If you’re accustomed to unraveling in this way, one thing you can do is a self-imposed time-out. This is how it might look:
“I really need to take a time-out to cool off or I’m worried we’re going to do more damage to our relationship. I’m taking a walk for a half hour and will be back at 3P.”
In high conflict situations, this is actually a protective and loving act. The idea is that you don’t want to add to any pile of resentment that might have been forming. If your relationship is less intense in this area and time-outs aren’t really needed – but you and your partner get into the blame game, try turning that upside down by shining the light onto yourself and your role in the argument. What could you have done better? Could you have used a nicer tone?
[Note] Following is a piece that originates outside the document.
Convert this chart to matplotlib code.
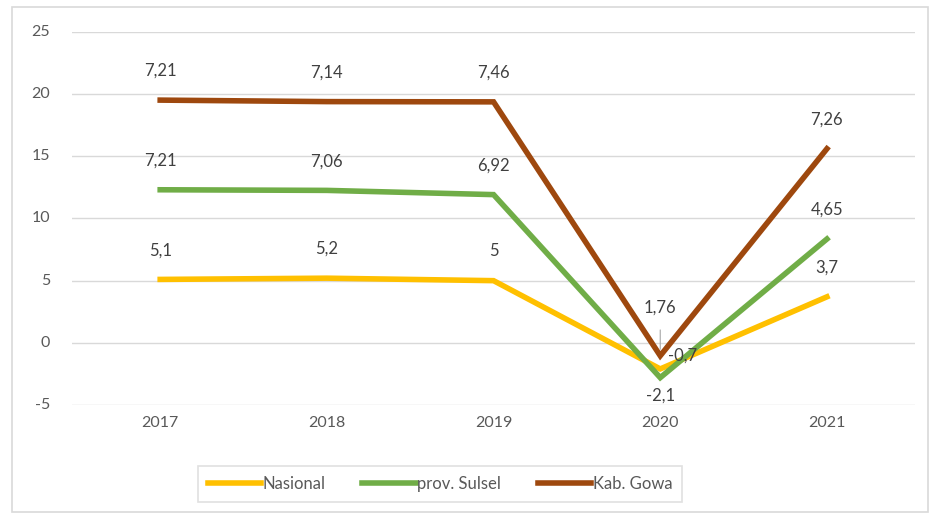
import matplotlib
matplotlib.use("Agg")
import matplotlib.pyplot as plt
import matplotlib.transforms as mtransforms
from matplotlib.patches import Rectangle

years = ["2017", "2018", "2019", "2020", "2021"]
nasional = [5.1, 5.2, 5.0, -2.1, 3.7]
sulsel = [7.21, 7.06, 6.92, -0.7, 4.65]
gowa = [7.21, 7.14, 7.46, 1.76, 7.26]
series_names = ["Nasional", "prov. Sulsel", "Kab. Gowa"]
colors = ["#FFC000", "#70AD47", "#9E480E"]
yticks = [-5, 0, 5, 10, 15, 20, 25]

plt.rcParams['font.family'] = ['Lato', 'DejaVu Sans']
plt.rcParams['axes.unicode_minus'] = False
txt = "#404040"

fig = plt.figure(figsize=(9.33, 5.15), dpi=100)
ax = fig.add_axes([0.077, 0.2136, 0.904, 0.7243])

x = list(range(len(years)))
data = [nasional, sulsel, gowa]
cum = []
base = [0.0] * len(years)
for s in data:
    base = [b + v for b, v in zip(base, s)]
    cum.append(base)

for i, (name, c) in enumerate(zip(series_names, colors)):
    ax.plot(x, cum[i], color=c, lw=4, label=name, solid_joinstyle='miter', zorder=3)

def fmt(v):
    return ("%g" % v).replace(".", ",")

for i in range(3):
    for j in range(len(years)):
        v = data[i][j]
        y = cum[i][j]
        if j == 3:
            if i == 0:
                ax.annotate(fmt(v), (x[j], y), xytext=(0, -19), textcoords='offset points',
                            ha='center', va='center', fontsize=12, color=txt, zorder=4)
            elif i == 1:
                ax.annotate(fmt(v), (x[j], y), xytext=(16, 16), textcoords='offset points',
                            ha='center', va='center', fontsize=12, color=txt, zorder=4)
            else:
                ax.annotate(fmt(v), (x[j], y), xytext=(0, 35), textcoords='offset points',
                            ha='center', va='center', fontsize=12, color=txt, zorder=4)
                ax.annotate("", (x[j], y + 0.3), xytext=(x[j], y + 2.3),
                            arrowprops=dict(arrowstyle='-', color='#A6A6A6', lw=0.8), zorder=2)
        else:
            ax.annotate(fmt(v), (x[j], y), xytext=(0, 21), textcoords='offset points',
                        ha='center', va='center', fontsize=12, color=txt, zorder=4)

ax.set_xlim(-0.53, 4.53)
ax.set_ylim(-5, 25)
ax.set_yticks(yticks)
ax.set_yticklabels([])
ax.set_xticks(x)
ax.set_xticklabels(years)
ax.grid(axis='y', color='#D9D9D9', lw=1)
ax.set_axisbelow(True)
for sp in ax.spines.values():
    sp.set_visible(False)
ax.tick_params(length=0, labelsize=11.5, labelcolor='#595959')
ax.tick_params(axis='x', pad=8)

trans = mtransforms.blended_transform_factory(ax.transAxes, ax.transData)
for v in yticks:
    ax.text(-0.026, v, str(v), transform=trans, ha='right', va='center',
            fontsize=11.5, color='#595959')

leg = fig.legend(loc='center', bbox_to_anchor=(440/933, 1 - 484/515), ncol=3,
                 frameon=True, fontsize=12, handlelength=3.2, handletextpad=0.1,
                 columnspacing=2.2, borderpad=0.6, fancybox=False)
leg.get_frame().set_edgecolor('#D9D9D9')
leg.get_frame().set_linewidth(1.2)
for t in leg.get_texts():
    t.set_color('#595959')

fig.patches.append(Rectangle((12/933, 3/515), 916/933, 505/515, transform=fig.transFigure,
                             fill=False, edgecolor='#D9D9D9', lw=1.2))

fig.savefig("out.png", dpi=100)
Could you have chosen less attacking language? Are you venting about something that has nothing to do with the current scenario?
Conflict and arguments cannot exist without two people and the same goes for reconciliation for couples committed to staying as healthy, loving and connected as possible. Demonstrate your respect and love for your relationship by being willing to examine yourself instead of leaping to blame your partner.
If you both get on board for less blame and more ownership, successful resolution is totally doable.